**Set task:** Quote every line as written. Omit pictures.

**Given material:**

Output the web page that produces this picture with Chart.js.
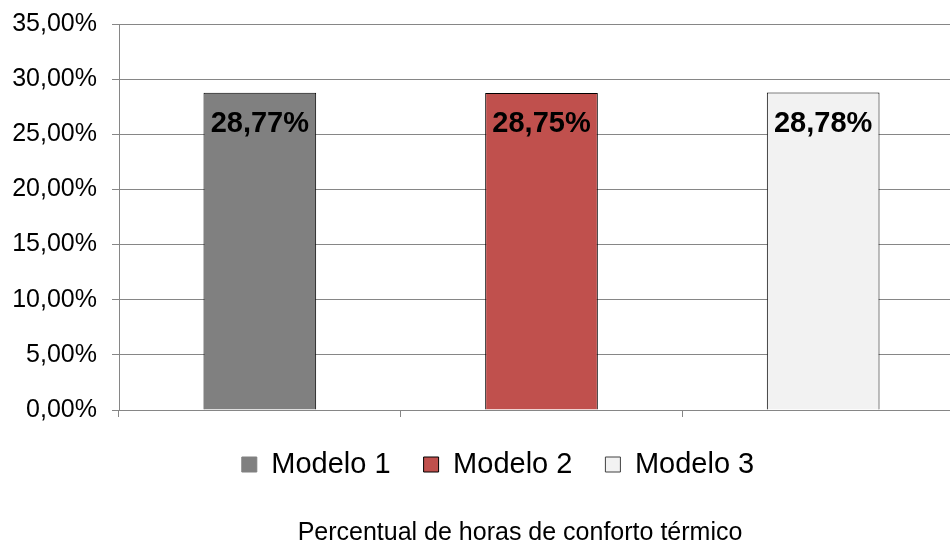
<!DOCTYPE html>
<html>
<head>
<meta charset="utf-8">
<script src="https://cdn.jsdelivr.net/npm/chart.js@4"></script>
<style>
  html, body { margin: 0; padding: 0; background: #fff; overflow: hidden; }
  #janela { width: 950px; height: 546px; overflow: hidden; }
  #wrap { width: 964px; height: 546px; }
</style>
</head>
<body>
<div id="janela"><div id="wrap"><canvas id="grafico"></canvas></div></div>
<script>
const modelos = ['Modelo 1', 'Modelo 2', 'Modelo 3'];
const percentuais = [28.77, 28.75, 28.78];
const cores = ['#808080', '#C0504D', '#F2F2F2'];
const bordas = ['#000000', '#000000', '#000000'];
const bordasLegenda = ['#808080', '#000000', '#404040'];
const ticksY = [0, 5, 10, 15, 20, 25, 30, 35];
const tituloEixo = 'Percentual de horas de conforto térmico';

function formatarPct(v) {
    return v.toFixed(2).replace('.', ',') + '%';
}

Chart.defaults.font.family = "'Liberation Sans', Arial, sans-serif";
Chart.defaults.color = '#000';

// rótulos dentro das barras
const rotulosBarras = {
    id: 'rotulosBarras',
    afterDatasetsDraw(chart) {
        const ctx = chart.ctx;
        const meta = chart.getDatasetMeta(0);
        ctx.save();
        ctx.font = "bold 29px 'Liberation Sans', Arial, sans-serif";
        ctx.fillStyle = '#000';
        ctx.textAlign = 'center';
        ctx.textBaseline = 'middle';
        meta.data.forEach((bar, i) => {
            ctx.fillText(formatarPct(percentuais[i]), bar.x, bar.y + 31);
        });
        ctx.restore();
    }
};

// legenda e título um pouco deslocados para a direita, como no original
const deslocarCaixas = {
    id: 'deslocarCaixas',
    afterLayout(chart) {
        if (chart.legend) { chart.legend.left += 16; chart.legend.right += 16; }
        if (chart.titleBlock) { chart.titleBlock.left += 38; chart.titleBlock.right += 38; }
    }
};

new Chart(document.getElementById('grafico'), {
    type: 'bar',
    data: {
        labels: modelos,
        datasets: [{
            label: tituloEixo,
            data: percentuais,
            backgroundColor: cores,
            borderColor: bordas,
            borderWidth: 1,
            categoryPercentage: 1,
            barPercentage: 0.4
        }]
    },
    options: {
        responsive: true,
        maintainAspectRatio: false,
        animation: false,
        layout: { padding: { top: 24, right: 0, left: 0, bottom: 0 } },
        scales: {
            x: {
                offset: true,
                grid: { offset: true, drawOnChartArea: false, drawTicks: true, tickLength: 7, color: '#868686' },
                border: { display: true, color: '#868686', width: 1 },
                ticks: { display: false }
            },
            y: {
                min: 0,
                max: 35,
                afterBuildTicks: (scale) => { scale.ticks = ticksY.map(v => ({ value: v })); },
                afterFit: (scale) => { scale.width = 119; },
                grid: { color: '#868686', tickLength: 7 },
                border: { display: true, color: '#868686', width: 1 },
                ticks: {
                    padding: 15,
                    font: { size: 25, lineHeight: 0.5 },
                    color: '#000',
                    callback: (v) => formatarPct(v)
                }
            }
        },
        plugins: {
            legend: {
                position: 'bottom',
                labels: {
                    boxWidth: 15,
                    boxHeight: 15,
                    padding: 33,
                    font: { size: 29 },
                    color: '#000',
                    generateLabels: () => modelos.map((m, i) => ({
                        text: m,
                        fillStyle: cores[i],
                        strokeStyle: bordasLegenda[i],
                        lineWidth: 1,
                        hidden: false,
                        index: i,
                        fontColor: '#000'
                    }))
                },
                onClick: () => {}
            },
            title: {
                display: true,
                position: 'bottom',
                text: tituloEixo,
                color: '#000',
                font: { size: 25, weight: 'normal', lineHeight: 1 },
                padding: { top: 32, bottom: 0 }
            },
            tooltip: { enabled: false }
        }
    },
    plugins: [rotulosBarras, deslocarCaixas]
});
</script>
</body>
</html>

**The completed task:**
Output the web page that produces this picture with Chart.js.
<!DOCTYPE html>
<html>
<head>
<meta charset="utf-8">
<script src="https://cdn.jsdelivr.net/npm/chart.js@4"></script>
<style>
  html, body { margin: 0; padding: 0; background: #fff; overflow: hidden; }
  #janela { width: 950px; height: 546px; overflow: hidden; }
  #wrap { width: 964px; height: 546px; }
</style>
</head>
<body>
<div id="janela"><div id="wrap"><canvas id="grafico"></canvas></div></div>
<script>
const modelos = ['Modelo 1', 'Modelo 2', 'Modelo 3'];
const percentuais = [28.77, 28.75, 28.78];
const cores = ['#808080', '#C0504D', '#F2F2F2'];
const bordas = ['#000000', '#000000', '#000000'];
const bordasLegenda = ['#808080', '#000000', '#404040'];
const ticksY = [0, 5, 10, 15, 20, 25, 30, 35];
const tituloEixo = 'Percentual de horas de conforto térmico';

function formatarPct(v) {
    return v.toFixed(2).replace('.', ',') + '%';
}

Chart.defaults.font.family = "'Liberation Sans', Arial, sans-serif";
Chart.defaults.color = '#000';

// rótulos dentro das barras
const rotulosBarras = {
    id: 'rotulosBarras',
    afterDatasetsDraw(chart) {
        const ctx = chart.ctx;
        const meta = chart.getDatasetMeta(0);
        ctx.save();
        ctx.font = "bold 29px 'Liberation Sans', Arial, sans-serif";
        ctx.fillStyle = '#000';
        ctx.textAlign = 'center';
        ctx.textBaseline = 'middle';
        meta.data.forEach((bar, i) => {
            ctx.fillText(formatarPct(percentuais[i]), bar.x, bar.y + 31);
        });
        ctx.restore();
    }
};

// legenda e título um pouco deslocados para a direita, como no original
const deslocarCaixas = {
    id: 'deslocarCaixas',
    afterLayout(chart) {
        if (chart.legend) { chart.legend.left += 16; chart.legend.right += 16; }
        if (chart.titleBlock) { chart.titleBlock.left += 38; chart.titleBlock.right += 38; }
    }
};

new Chart(document.getElementById('grafico'), {
    type: 'bar',
    data: {
        labels: modelos,
        datasets: [{
            label: tituloEixo,
            data: percentuais,
            backgroundColor: cores,
            borderColor: bordas,
            borderWidth: 1,
            categoryPercentage: 1,
            barPercentage: 0.4
        }]
    },
    options: {
        responsive: true,
        maintainAspectRatio: false,
        animation: false,
        layout: { padding: { top: 24, right: 0, left: 0, bottom: 0 } },
        scales: {
            x: {
                offset: true,
                grid: { offset: true, drawOnChartArea: false, drawTicks: true, tickLength: 7, color: '#868686' },
                border: { display: true, color: '#868686', width: 1 },
                ticks: { display: false }
            },
            y: {
                min: 0,
                max: 35,
                afterBuildTicks: (scale) => { scale.ticks = ticksY.map(v => ({ value: v })); },
                afterFit: (scale) => { scale.width = 119; },
                grid: { color: '#868686', tickLength: 7 },
                border: { display: true, color: '#868686', width: 1 },
                ticks: {
                    padding: 15,
                    font: { size: 25, lineHeight: 0.5 },
                    color: '#000',
                    callback: (v) => formatarPct(v)
                }
            }
        },
        plugins: {
            legend: {
                position: 'bottom',
                labels: {
                    boxWidth: 15,
                    boxHeight: 15,
                    padding: 33,
                    font: { size: 29 },
                    color: '#000',
                    generateLabels: () => modelos.map((m, i) => ({
                        text: m,
                        fillStyle: cores[i],
                        strokeStyle: bordasLegenda[i],
                        lineWidth: 1,
                        hidden: false,
                        index: i,
                        fontColor: '#000'
                    }))
                },
                onClick: () => {}
            },
            title: {
                display: true,
                position: 'bottom',
                text: tituloEixo,
                color: '#000',
                font: { size: 25, weight: 'normal', lineHeight: 1 },
                padding: { top: 32, bottom: 0 }
            },
            tooltip: { enabled: false }
        }
    },
    plugins: [rotulosBarras, deslocarCaixas]
});
</script>
</body>
</html>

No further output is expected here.